Bu harika bir şeydir benim için. Hani şairin dediği : “İnsan, hayal ettiği müddetçe yaşar.” sözü var ya, bence de işte o insan yaşamaktadır. Onun hayalleri bedelsizdir. Onlara paha biçilmez. Tarih, onların hikayeleri ile doludur. Sanatta hep onlar dizi dizi yer alırlar. Bakın Osmanlı tarihine... Bir Fatih Sultan Mehmet, az hayalperest değildir hani. İstanbul gibi çok iyi korunan bir şehri almayı takmış bir kere kafasına. Bir Hazerfan Ahmet Çelebi... İlahi Çelebi, nereden aklına takıldı Galata Kulesi’nden uçmak fikri. Bir Evliya Çelebi, Osmanlı ülkesini boydan boya dolaşmayı kafasına koymuş. Bir Katip Çelebi, 15 bin kitabın künyesini çıkarıp insanı şaşırtan bir bibliyografya kitabı yazmış. Bir Piri Reis, nasıl çizdin o haritaları demekten kendinizi alamazsınız. Barbaros Hayreddin, eğer küffar, donanmasının peşine takılıp harp etmek zorunda bırakmasaydı, Amerika kıtasına Türk kolonileri kurmaya gidecekti. Dedim ya, tarih onların maceraları ile dolu. Anlatmakla bitmez ki...
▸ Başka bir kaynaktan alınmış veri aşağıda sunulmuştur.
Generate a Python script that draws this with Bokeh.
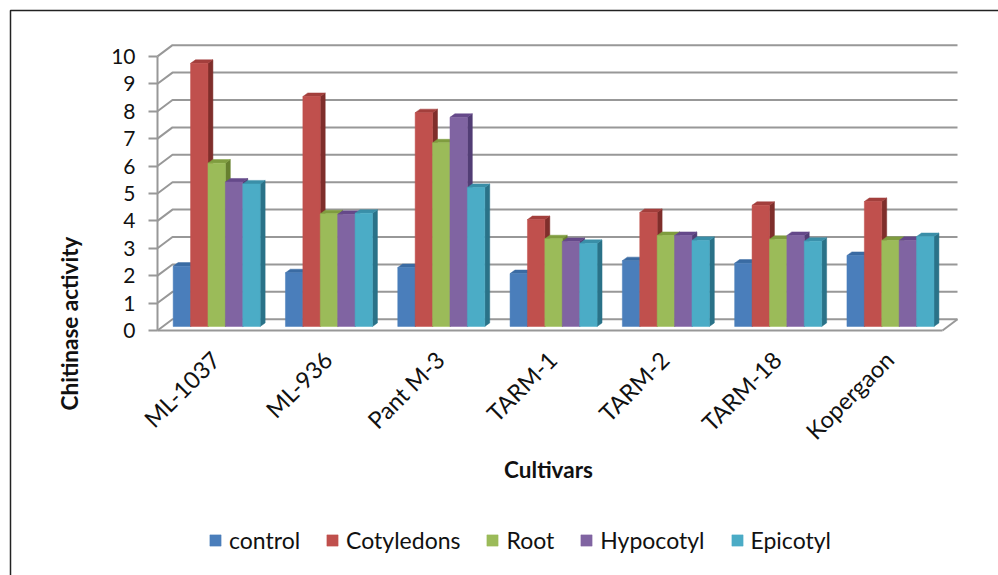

             Ama yine de çok fazla değiller. Çokmuş gibi görünürler ama her ulus içerisinde aynı devirde birkaç tane var veya yok. İşte o kadarlar. Tarihi bir bütün olarak alınca çok gibi gözükürler.
            Hayaller, yaşa göre değişir. Bir de gözleri nemli ufka bakan insanların   hayallerinin bulunduğu bir dönem. Bir sevgilinin ardından dökülen gözyaşları. Bu hayallerin bizim bahsettiğimiz konulardan bir farkı var. Bizim bahsettiğimiz insanlar hayalleri peşinde koşmaktan yorulmayan çizgi dışı insanlar. Onlar çalışmaktan yorulmayan, ideallerinin gerçekleşmesi  için her şeyi yerine getiren insanlar. Eğer bir aşk, bir sevgili bir ideal olmuşsa o zaman çizgi dışı olan bir Mecnun’dur, bir Ferhat’tır, bir Kamber’dir veya Tahir’dir. Sizin, sevgilinizi, evlenmeyi düşündüğünüz kişiyi, kendinizi bir hayalperest olarak göstererek aldatmanız, olsa olsa ilerideki kavgalarınıza malzeme oluşturur.
             Hayaller insanı mutlu da eder, mutsuz da. Çünkü, toplum değişmeyi çok zor kabul eden bir topluluktur. Bireyin değişmesi daha kolaydır. Lakin, bireylere değişim fikri, yani dinamizm aşılanırsa o toplumun yeniliklere daha çabuk ayak uydurduğu görülür. Türk toplumu, sanıldığının aksine, dinamik bir toplumdur ve yeniliklere açıktır. Cumhuriyet’ten bu yana yaşadığı olağanüstü değişikler bunu gösteriyor. Bu toplumun artık daha çok hayalperest üretmesi gerekir. Bu ülkeyi ileriye taşıyacak hayalperestlere ihtiyacımız var. Durağanlık gerçekten hoş değil. Böyle genç bir ülkenin ruhuna aykırı.
            Beni korkutan şey, Ferhat gibi dağ delmeyi düşlemeyen, Kerem gibi ah etmemiş, Mecnun gibi çölleri aşmayı göze alamayan, Şirin’i, Aslı’yı, Leyla’yı hiç düşünmeyen sahte Mecnunların, Ferhatların, Keremlerin olmasıdır. Onların dünyası basittir ve yüzyıllardır “aldatma” üzerine kurulmuştur. Dünyanın altındaki magmadan haberleri olmadığı için yanmayı  bilmezler; kutuplardan haberleri olmadığı için donmayı da.